They have always been interested in old building traditions. Ever since they bought their land in Oppdal, the couple knew they wanted to create something special. But there were a number of coincidences that led to the log house becoming what it is today.
– We had already bought the land, but at that time we were running Kongsvold Fjeldstue and had a residential obligation there. As a result, we weren’t in a hurry to build. Initially, we wanted to buy an old timber house that was to be demolished, but then life took us in a different direction, says Knut J. Nyhus.
During the time at Kongsvold, they got to know an architect who has played a key role in developing Norwegian wood architecture. He was due to take on the design of the log house for Nyhus at a later date. And as if that weren’t enough, in the same period another special guest arrived in the mountain lodge in Oppdal.
– She told us that her husband worked as a researcher at Byggforsk. As luck would have it, he had been working on developing a new type of timber knot, he says.
It wasn’t long before the plans were in place: By using a special type of laminated timber, Nyhus was able to build a log house the old- fashioned way. But with modern stability.
– An important criterion all the way has been that we should have a house that would last for a long time. A house that lasted without the need for us to put a lot of effort into maintaining it.
And for two people who are passionate about both durability and preservation, there was never any doubt about what kind of material to use on the roof of the new but old timber house.
– It had to be slate, of course. It’s a material that has been used here at Oppdal for a long time, and it is both a local and a resistant product. We could have gone for grass, but slate is everlasting, he says.
And of course, the couple care about the look of it. Slate was thus a natural consequence of the whole.
– This is of course a house that is modern, while also building on old traditions. In tis context, the slate also binds the past and present together, and in many ways becomes the crowning glory.
For Nyhus, the slate roof is stable, safe and good. But that doesn’t mean it’s dull – far from it. They see the light-coloured Oppdal slate glittering in different shades.
– It’s amazing when the roof is covered in a bit of snow. The play between slate and snow is striking. Slate also changes in the light, where light and shade play with the slate, giving it a vibrant look, says Nyhus.
Even the miniature cabin next to the house has been given a slate roof. To keep the look consistent, of course.
– And then we like things to be as maintenance-free as possible. So far, the slate has stayed firmly in place, and will continue to do so forever.

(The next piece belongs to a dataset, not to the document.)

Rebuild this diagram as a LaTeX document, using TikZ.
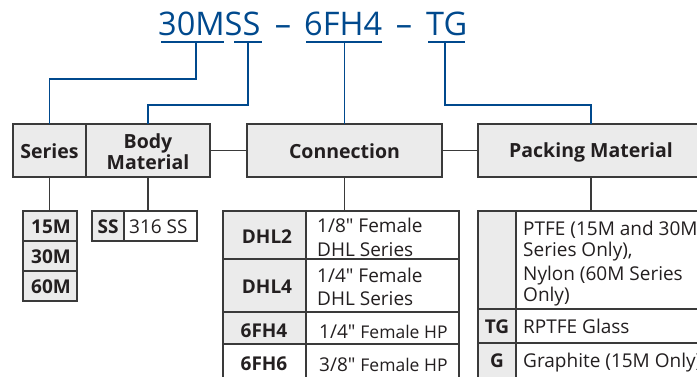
\documentclass[tikz,border=0pt]{standalone}
\usepackage{fontspec}
\setmainfont{Open Sans}[Ligatures=TeXOff]
\definecolor{ttl}{HTML}{00498D}
\definecolor{ink}{HTML}{231F20}
\definecolor{cellgray}{HTML}{EBEBEB}
\definecolor{edge}{HTML}{3A3A3A}
\begin{document}
\begin{tikzpicture}[x=1pt,y=-1pt,
  cell/.style={draw=edge, line width=1.3pt, fill=cellgray, anchor=north west, inner sep=0pt, outer sep=0pt},
  wcell/.style={cell, fill=white},
  hdr/.style={text=ink, font=\fontsize{19.5}{21}\selectfont\bfseries, inner sep=0pt},
  tb/.style={text=ink, font=\fontsize{19}{21}\selectfont\bfseries, inner sep=0pt, anchor=base},
  tr/.style={text=ink, font=\fontsize{19}{21}\selectfont, inner sep=0pt, anchor=base west},
  ttxt/.style={text=ttl, font=\fontsize{32.5}{36}\selectfont, inner sep=0pt, anchor=base west},
  bline/.style={draw=ttl, line width=1.6pt},
  gline/.style={draw=edge, line width=1.3pt}]
\useasboundingbox (0,0) rectangle (697,376);
\clip (0,0) rectangle (697,376);
% title
\node[ttxt] (t1) at (158,35) {30MSS};
\node[ttxt, anchor=base] (d1) at (283,35) {–};
\node[ttxt] (t2) at (304,35) {6FH4};
\node[ttxt, anchor=base] (d2) at (404,35) {–};
\node[ttxt] (t3) at (426,35) {TG};
\coordinate (u1a) at (161,42); \coordinate (u1b) at (224,42); \coordinate (u1) at (196,42);
\coordinate (u2a) at (234,42); \coordinate (u2b) at (262,42); \coordinate (u2) at (248,42);
\coordinate (u3a) at (306,42); \coordinate (u3b) at (382,42); \coordinate (u3) at (344.5,42);
\coordinate (u4a) at (428,42); \coordinate (u4b) at (465,42); \coordinate (u4) at (445,42);
\draw[bline] (u1a) -- (u1b);
\draw[bline] (u2a) -- (u2b);
\draw[bline] (u3a) -- (u3b);
\draw[bline] (u4a) -- (u4b);
% header boxes
\node[cell, minimum width=73pt, minimum height=53pt] (series) at (13,124) {};
\node[cell, minimum width=124pt, minimum height=53pt] (body) at (86,124) {};
\node[cell, minimum width=195pt, minimum height=53pt] (conn) at (247,124) {};
\node[cell, minimum width=226pt, minimum height=53pt] (pack) at (478,124) {};
\node[hdr, anchor=base] at (49.5,158) {Series};
\node[hdr, anchor=base] at (148,148) {Body};
\node[hdr, anchor=base] at (148,169) {Material};
\node[hdr, anchor=base] at (344.5,158) {Connection};
\node[hdr, anchor=base] at (591,157) {Packing Material};
% blue connectors
\draw[bline] (u1) -- ++(0,37) -| (series.north);
\draw[bline] (u2) -- ++(0,63) -| (body.north);
\draw[bline] (u3) -- (conn.north);
\draw[bline] (u4) -- ++(0,63) -| (pack.north);
\draw[gline] (body.east) -- (conn.west);
\draw[gline] (conn.east) -- (pack.west);
% series table
\node[cell, minimum width=54pt, minimum height=30pt] (s15) at (23,211) {};
\node[cell, minimum width=54pt, minimum height=30pt] (s30) at (23,241) {};
\node[cell, minimum width=54pt, minimum height=30pt] (s60) at (23,271) {};
\node[tb] at (51,233) {15M};
\node[tb] at (51,263) {30M};
\node[tb] at (51,293) {60M};
% body table
\node[cell, minimum width=32pt, minimum height=30pt] (ss1) at (92,211) {};
\node[wcell, minimum width=73pt, minimum height=30pt] (ss2) at (124,211) {};
\node[tb] at (108,233) {SS};
\node[tr] at (129,233) {316 SS};
% connection table
\node[cell, minimum width=83pt, minimum height=48pt] (c1a) at (223,211) {};
\node[wcell, minimum width=153pt, minimum height=48pt] (c1b) at (306,211) {};
\node[cell, minimum width=83pt, minimum height=53pt] (c2a) at (223,259) {};
\node[wcell, minimum width=153pt, minimum height=53pt] (c2b) at (306,259) {};
\node[cell, minimum width=83pt, minimum height=32pt] (c3a) at (223,312) {};
\node[wcell, minimum width=153pt, minimum height=32pt] (c3b) at (306,312) {};
\node[wcell, minimum width=83pt, minimum height=40pt] (c4a) at (223,344) {};
\node[wcell, minimum width=153pt, minimum height=40pt] (c4b) at (306,344) {};
\node[tb] at (267,243) {DHL2};
\node[tb] at (267,293) {DHL4};
\node[tb] at (264,337) {6FH4};
\node[tb] at (264,370) {6FH6};
\node[tr] at (317,232) {1/8" Female};
\node[tr] at (317,256) {DHL Series};
\node[tr] at (317,282) {1/4" Female};
\node[tr] at (317,305) {DHL Series};
\node[tr] at (319,338) {1/4" {\fontsize{17.5}{18}\selectfont Female HP}};
\node[tr] at (319,371) {3/8" {\fontsize{17.5}{18}\selectfont Female HP}};
% packing table
\node[cell, minimum width=38pt, minimum height=98pt] (p1a) at (478,211) {};
\node[wcell, minimum width=200pt, minimum height=98pt] (p1b) at (516,211) {};
\node[cell, minimum width=38pt, minimum height=34pt] (p2a) at (478,309) {};
\node[wcell, minimum width=200pt, minimum height=34pt] (p2b) at (516,309) {};
\node[cell, minimum width=38pt, minimum height=40pt] (p3a) at (478,343) {};
\node[wcell, minimum width=200pt, minimum height=40pt] (p3b) at (516,343) {};
\node[tr] at (523,235) {PTFE (15M and 30M};
\node[tr] at (523,256) {Series Only),};
\node[tr] at (523,280) {Nylon (60M Series};
\node[tr] at (523,301) {Only)};
\node[tr] at (523,333) {RPTFE Glass};
\node[tr] at (523,367) {Graphite (15M Only)};
\node[tb] at (497,333) {TG};
\node[tb] at (497,367) {G};
% drop lines
\draw[gline] (series.south) -- (series.south |- s15.north);
\draw[gline] (body.south) -- (body.south |- ss1.north);
\draw[gline] (conn.south) -- (conn.south |- c1b.north);
\draw[gline] (pack.south) -- (pack.south |- p1b.north);
\end{tikzpicture}
\end{document}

But when you have more than a passing interest in craft traditions, it’s not just the material that counts. For Nyhus, it was also important that the slate was laid properly.
– Slate is a material that requires a little planning and accuracy. My first tip is to use local quality slate, and then you should let skilled craftsmen do the actual installation.
Another tip from the Nyhus couple is to think about the surroundings – not just what suits only the house.
– This is where slate is so brilliant, because it’s so versatile. Even though you need to lay it properly, you can stioll be creative in how you lay it. If you drive down Gudbrandsdalen, for example, you’ll see all sorts of different types and variations on the roofs there. It’s a beautiful sight.
– For me, the slate roof is stable, safe and good. But that doesn’t mean it’s dull – far from it. It’s amazing when the roof is covered in a bit of snow. The play between slate and snow is striking. Slate also changes in the light, where light and shade play with the slate, giving it a vibrant look.